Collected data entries
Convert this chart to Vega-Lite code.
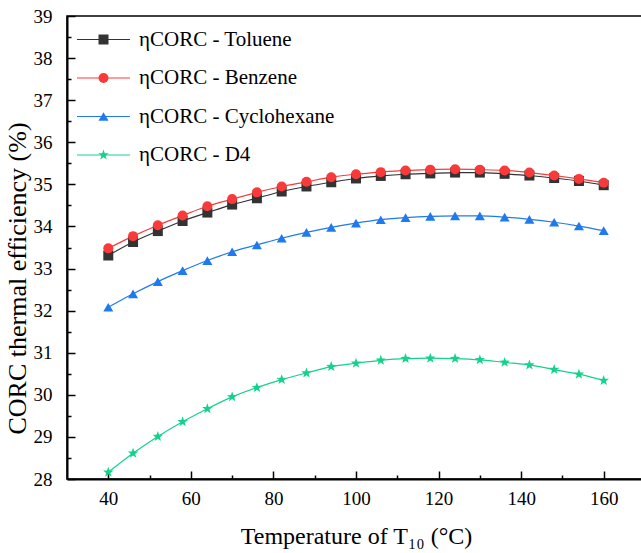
{
  "$schema": "https://vega.github.io/schema/vega-lite/v6.json",
  "width": 578,
  "height": 463,
  "autosize": "none",
  "padding": {"left": 67, "top": 16, "right": 0, "bottom": 74},
  "config": {
    "view": {"stroke": "black", "strokeWidth": 1.5},
    "font": "Liberation Serif",
    "axis": {
      "grid": false,
      "domainColor": "black",
      "domainWidth": 2,
      "tickColor": "black",
      "tickWidth": 1.5,
      "labelColor": "black",
      "titleColor": "black",
      "labelFont": "Liberation Serif",
      "titleFont": "Liberation Serif",
      "labelFontSize": 19,
      "titleFontSize": 24,
      "titleFontWeight": "normal"
    },
    "legend": {
      "orient": "none", "legendX": 26, "legendY": 13, "title": null,
      "labelFont": "Liberation Serif", "labelFontSize": 21, "labelColor": "black", "labelLimit": 400,
      "labelOffset": 25, "rowPadding": 16.5, "padding": 0, "symbolSize": 100
    }
  },
  "data": {
    "values": [
      {"fluid": "Toluene", "T": 40, "eta": 33.31}, {"fluid": "Toluene", "T": 46, "eta": 33.63}, {"fluid": "Toluene", "T": 52, "eta": 33.89}, {"fluid": "Toluene", "T": 58, "eta": 34.13}, {"fluid": "Toluene", "T": 64, "eta": 34.33}, {"fluid": "Toluene", "T": 70, "eta": 34.52}, {"fluid": "Toluene", "T": 76, "eta": 34.67}, {"fluid": "Toluene", "T": 82, "eta": 34.83}, {"fluid": "Toluene", "T": 88, "eta": 34.95}, {"fluid": "Toluene", "T": 94, "eta": 35.05}, {"fluid": "Toluene", "T": 100, "eta": 35.14}, {"fluid": "Toluene", "T": 106, "eta": 35.20}, {"fluid": "Toluene", "T": 112, "eta": 35.24}, {"fluid": "Toluene", "T": 118, "eta": 35.26}, {"fluid": "Toluene", "T": 124, "eta": 35.28}, {"fluid": "Toluene", "T": 130, "eta": 35.28}, {"fluid": "Toluene", "T": 136, "eta": 35.25}, {"fluid": "Toluene", "T": 142, "eta": 35.21}, {"fluid": "Toluene", "T": 148, "eta": 35.15}, {"fluid": "Toluene", "T": 154, "eta": 35.08}, {"fluid": "Toluene", "T": 160, "eta": 34.98},
      {"fluid": "Benzene", "T": 40, "eta": 33.48}, {"fluid": "Benzene", "T": 46, "eta": 33.77}, {"fluid": "Benzene", "T": 52, "eta": 34.03}, {"fluid": "Benzene", "T": 58, "eta": 34.26}, {"fluid": "Benzene", "T": 64, "eta": 34.48}, {"fluid": "Benzene", "T": 70, "eta": 34.65}, {"fluid": "Benzene", "T": 76, "eta": 34.81}, {"fluid": "Benzene", "T": 82, "eta": 34.95}, {"fluid": "Benzene", "T": 88, "eta": 35.06}, {"fluid": "Benzene", "T": 94, "eta": 35.17}, {"fluid": "Benzene", "T": 100, "eta": 35.24}, {"fluid": "Benzene", "T": 106, "eta": 35.29}, {"fluid": "Benzene", "T": 112, "eta": 35.33}, {"fluid": "Benzene", "T": 118, "eta": 35.35}, {"fluid": "Benzene", "T": 124, "eta": 35.36}, {"fluid": "Benzene", "T": 130, "eta": 35.35}, {"fluid": "Benzene", "T": 136, "eta": 35.33}, {"fluid": "Benzene", "T": 142, "eta": 35.28}, {"fluid": "Benzene", "T": 148, "eta": 35.21}, {"fluid": "Benzene", "T": 154, "eta": 35.13}, {"fluid": "Benzene", "T": 160, "eta": 35.04},
      {"fluid": "Cyclohexane", "T": 40, "eta": 32.08}, {"fluid": "Cyclohexane", "T": 46, "eta": 32.40}, {"fluid": "Cyclohexane", "T": 52, "eta": 32.69}, {"fluid": "Cyclohexane", "T": 58, "eta": 32.95}, {"fluid": "Cyclohexane", "T": 64, "eta": 33.19}, {"fluid": "Cyclohexane", "T": 70, "eta": 33.40}, {"fluid": "Cyclohexane", "T": 76, "eta": 33.56}, {"fluid": "Cyclohexane", "T": 82, "eta": 33.72}, {"fluid": "Cyclohexane", "T": 88, "eta": 33.86}, {"fluid": "Cyclohexane", "T": 94, "eta": 33.98}, {"fluid": "Cyclohexane", "T": 100, "eta": 34.08}, {"fluid": "Cyclohexane", "T": 106, "eta": 34.16}, {"fluid": "Cyclohexane", "T": 112, "eta": 34.21}, {"fluid": "Cyclohexane", "T": 118, "eta": 34.24}, {"fluid": "Cyclohexane", "T": 124, "eta": 34.25}, {"fluid": "Cyclohexane", "T": 130, "eta": 34.25}, {"fluid": "Cyclohexane", "T": 136, "eta": 34.22}, {"fluid": "Cyclohexane", "T": 142, "eta": 34.17}, {"fluid": "Cyclohexane", "T": 148, "eta": 34.10}, {"fluid": "Cyclohexane", "T": 154, "eta": 34.01}, {"fluid": "Cyclohexane", "T": 160, "eta": 33.90},
      {"fluid": "D4", "T": 40, "eta": 28.16}, {"fluid": "D4", "T": 46, "eta": 28.61}, {"fluid": "D4", "T": 52, "eta": 29.01}, {"fluid": "D4", "T": 58, "eta": 29.36}, {"fluid": "D4", "T": 64, "eta": 29.67}, {"fluid": "D4", "T": 70, "eta": 29.95}, {"fluid": "D4", "T": 76, "eta": 30.17}, {"fluid": "D4", "T": 82, "eta": 30.36}, {"fluid": "D4", "T": 88, "eta": 30.52}, {"fluid": "D4", "T": 94, "eta": 30.67}, {"fluid": "D4", "T": 100, "eta": 30.75}, {"fluid": "D4", "T": 106, "eta": 30.82}, {"fluid": "D4", "T": 112, "eta": 30.86}, {"fluid": "D4", "T": 118, "eta": 30.87}, {"fluid": "D4", "T": 124, "eta": 30.86}, {"fluid": "D4", "T": 130, "eta": 30.83}, {"fluid": "D4", "T": 136, "eta": 30.77}, {"fluid": "D4", "T": 142, "eta": 30.71}, {"fluid": "D4", "T": 148, "eta": 30.60}, {"fluid": "D4", "T": 154, "eta": 30.49}, {"fluid": "D4", "T": 160, "eta": 30.34}
    ]
  },
  "encoding": {
    "x": {
      "field": "T", "type": "quantitative",
      "scale": {"domain": [30, 170], "nice": false, "zero": false},
      "axis": {
        "title": "Temperature of T₁₀ (°C)",
        "values": [40, 50, 60, 70, 80, 90, 100, 110, 120, 130, 140, 150, 160],
        "labelExpr": "datum.value % 20 === 0 ? format(datum.value, 'd') : ''",
        "tickSize": {"condition": {"test": "datum.value % 20 === 0", "value": -8}, "value": -4},
        "labelPadding": 18,
        "titlePadding": 12,
        "labelFlush": false,
        "labelOverlap": false
      }
    },
    "y": {
      "field": "eta", "type": "quantitative",
      "scale": {"domain": [28, 39], "nice": false, "zero": false},
      "axis": {
        "title": "CORC thermal efficiency (%)",
        "titleFontSize": 26,
        "titleY": 262,
        "values": [28, 28.5, 29, 29.5, 30, 30.5, 31, 31.5, 32, 32.5, 33, 33.5, 34, 34.5, 35, 35.5, 36, 36.5, 37, 37.5, 38, 38.5, 39],
        "labelExpr": "datum.value % 1 === 0 ? format(datum.value, 'd') : ''",
        "tickSize": {"condition": {"test": "datum.value % 1 === 0", "value": -8}, "value": -4},
        "labelPadding": 23,
        "titlePadding": 3,
        "labelFlush": false,
        "labelOverlap": false
      }
    }
  },
  "layer": [
    {
      "mark": {"type": "line", "interpolate": "monotone", "strokeWidth": 1.2},
      "encoding": {
        "color": {
          "field": "fluid", "type": "nominal",
          "scale": {"domain": ["Toluene", "Benzene", "Cyclohexane", "D4"], "range": ["#333333", "#f93a3a", "#1f7aee", "#14d28c"]},
          "legend": {
            "labelExpr": "'ηCORC - ' + datum.label",
            "labelOpacity": 0,
            "symbolType": "M-5.3,0H5.3",
            "symbolStrokeWidth": 1.2
          }
        }
      }
    },
    {
      "mark": {"type": "point", "filled": true, "size": 100, "opacity": 1},
      "encoding": {
        "color": {
          "field": "fluid", "type": "nominal",
          "scale": {"domain": ["Toluene", "Benzene", "Cyclohexane", "D4"], "range": ["#333333", "#f93a3a", "#1f7aee", "#14d28c"]},
          "legend": {"labelExpr": "'ηCORC - ' + datum.label"}
        },
        "shape": {
          "field": "fluid", "type": "nominal",
          "scale": {"domain": ["Toluene", "Benzene", "Cyclohexane", "D4"], "range": ["square", "circle", "triangle-up", "M0,-1.1L0.26,-0.36L1.05,-0.34L0.42,0.14L0.65,0.89L0,0.44L-0.65,0.89L-0.42,0.14L-1.05,-0.34L-0.26,-0.36Z"]},
          "legend": {"labelExpr": "'ηCORC - ' + datum.label"}
        }
      }
    }
  ],
  "resolve": {"legend": {"color": "independent", "shape": "independent"}}
}
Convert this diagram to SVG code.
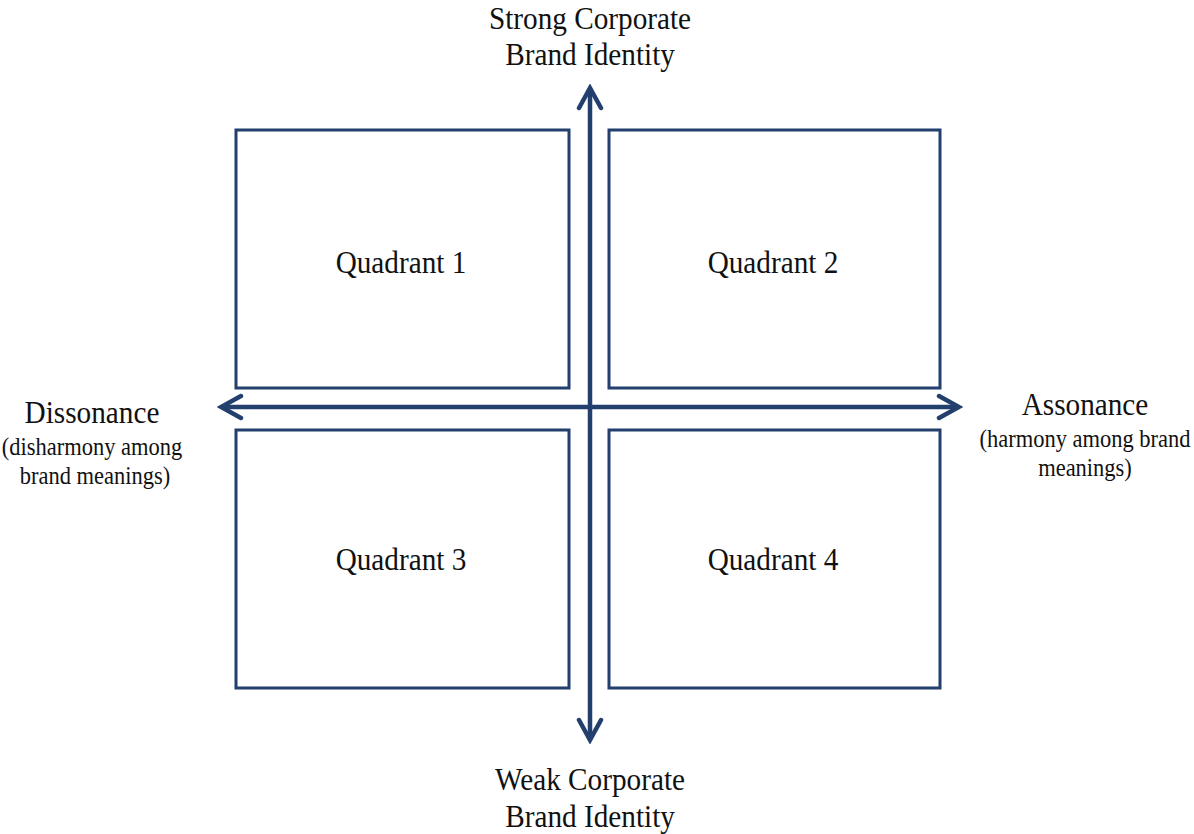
<svg xmlns="http://www.w3.org/2000/svg" width="1194" height="834" viewBox="0 0 1194 834">
  <style>
    .quad { fill: #ffffff; stroke: #233f6d; stroke-width: 3; }
    .axis { fill: none; stroke: #233f6d; stroke-width: 4.5; }
    .lbl { font-family: "Liberation Serif", "Times New Roman", serif; fill: #111111; text-anchor: middle;
           transform-box: fill-box; transform-origin: center; transform: scaleX(0.9); }
    .big { font-size: 32.5px; }
    .small { font-size: 25px; }
  </style>
  <defs>
    <marker id="chev" markerUnits="userSpaceOnUse" viewBox="-24 -14 28 28" refX="0" refY="0" markerWidth="28" markerHeight="28" orient="auto">
      <path d="M-20,-11 L0,0 L-20,11" fill="none" stroke="#233f6d" stroke-width="4.5" stroke-linecap="round" stroke-linejoin="miter"/>
    </marker>
  </defs>

  <rect width="1194" height="834" fill="#ffffff"/>

  <g id="quadrant-1">
    <rect class="quad" x="236" y="130" width="333" height="258"/>
    <text class="lbl big" x="401" y="273">Quadrant 1</text>
  </g>
  <g id="quadrant-2">
    <rect class="quad" x="609" y="130" width="331" height="258"/>
    <text class="lbl big" x="773" y="273">Quadrant 2</text>
  </g>
  <g id="quadrant-3">
    <rect class="quad" x="236" y="430" width="333" height="258"/>
    <text class="lbl big" x="401" y="570">Quadrant 3</text>
  </g>
  <g id="quadrant-4">
    <rect class="quad" x="609" y="430" width="331" height="258"/>
    <text class="lbl big" x="773" y="570">Quadrant 4</text>
  </g>

  <g id="axes">
    <line class="axis" x1="590" y1="407" x2="590" y2="88" marker-end="url(#chev)"/>
    <line class="axis" x1="590" y1="407" x2="590" y2="740" marker-end="url(#chev)"/>
    <line class="axis" x1="590" y1="407" x2="221" y2="407" marker-end="url(#chev)"/>
    <line class="axis" x1="590" y1="407" x2="959" y2="407" marker-end="url(#chev)"/>
  </g>

  <g id="label-top">
    <text class="lbl big" x="590" y="29">Strong Corporate</text>
    <text class="lbl big" x="590" y="65">Brand Identity</text>
  </g>
  <g id="label-bottom">
    <text class="lbl big" x="590" y="790">Weak Corporate</text>
    <text class="lbl big" x="590" y="827">Brand Identity</text>
  </g>
  <g id="label-left">
    <text class="lbl big" x="92" y="423">Dissonance</text>
    <text class="lbl small" x="92" y="455">(disharmony among</text>
    <text class="lbl small" x="95" y="484">brand meanings)</text>
  </g>
  <g id="label-right">
    <text class="lbl big" x="1085" y="415">Assonance</text>
    <text class="lbl small" x="1085" y="447">(harmony among brand</text>
    <text class="lbl small" x="1085" y="476">meanings)</text>
  </g>
</svg>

> WHAT YOU ARE ASKED TO DO:
In the material above, show every line where the word "Convert" turns up.

> COMPLETED EXERCISE:
Convert this chart to Vega-Lite code.
Convert this diagram to SVG code.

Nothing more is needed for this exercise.